Here’s what got me – I was riveted all the way through, and while I knew it was for The Guardian, the product placement wasn’t the focus. The focus was on telling a story – not just the retelling of the Three Little Pigs in today’s age of social media, but also that The Guardian is the one place you can see all of it happening. In this time of aging and dying newspapers, The Guardian differentiates itself from other media and shows that it is still relevant. It’s a multi-prong approach, there is the movie-like ad, but there is also a deeper message here about the company itself.
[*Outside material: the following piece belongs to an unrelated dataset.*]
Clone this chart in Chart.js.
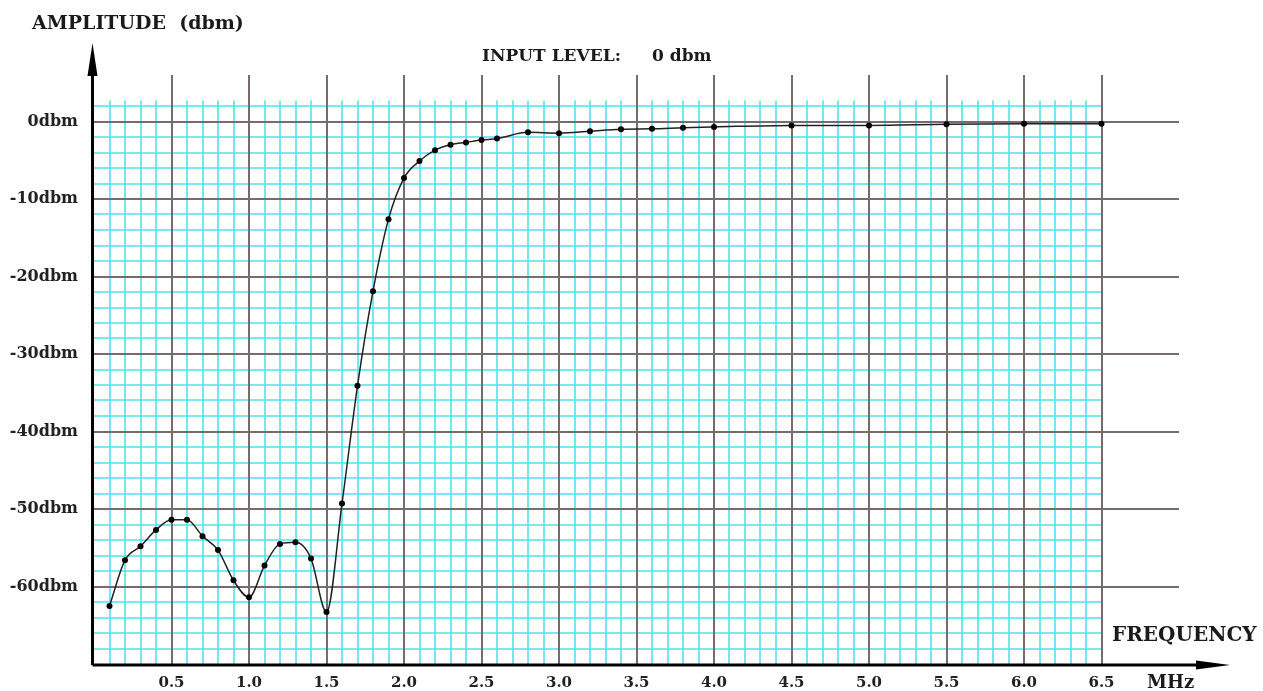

It’s making me think about advertising in today’s society. We know that most companies advertise because they want to sell more product, but effective advertising does more than that – it says something about the brand itself. It builds the company’s reputation and reinforces important messages. It also sticks like a burr in your mind. I won’t be forgetting this one for a long time.



  1. Dawn;
    I remember seeing this ad some time ago. It did stick in my mind and was as enjoyable seeing it again as it was the first time. The reason I am leaving a comment here is that your perspective on the ad is delightfully illuminating and insightful, as well as eloquent and succinct. (I guess I could have just said, “I liked it”)
    Especially, I appreciate your point about advertising in today’s society. It seems that many of today’s advertisements use the tactic of portraying deceit and stupidity as a ‘common ground’ to develop affinity for the product, i.e. the man lying to his wife on the cell phone, or the man being dumber than the 6 year old child, etc.
    Happy New Year!

    1. Good point Bud! Now you’ve got me thinking – you are right, there does seem to be a trend of of advertising that uses deceit and stupidity as a starting point. I immediately thought of several ads that fit the description you gave. That’s got me wondering about the psychology behind it. Are those types of ads actually effective? Or are they just easy? The low-hanging fruit?

      Thanks for the food for thought!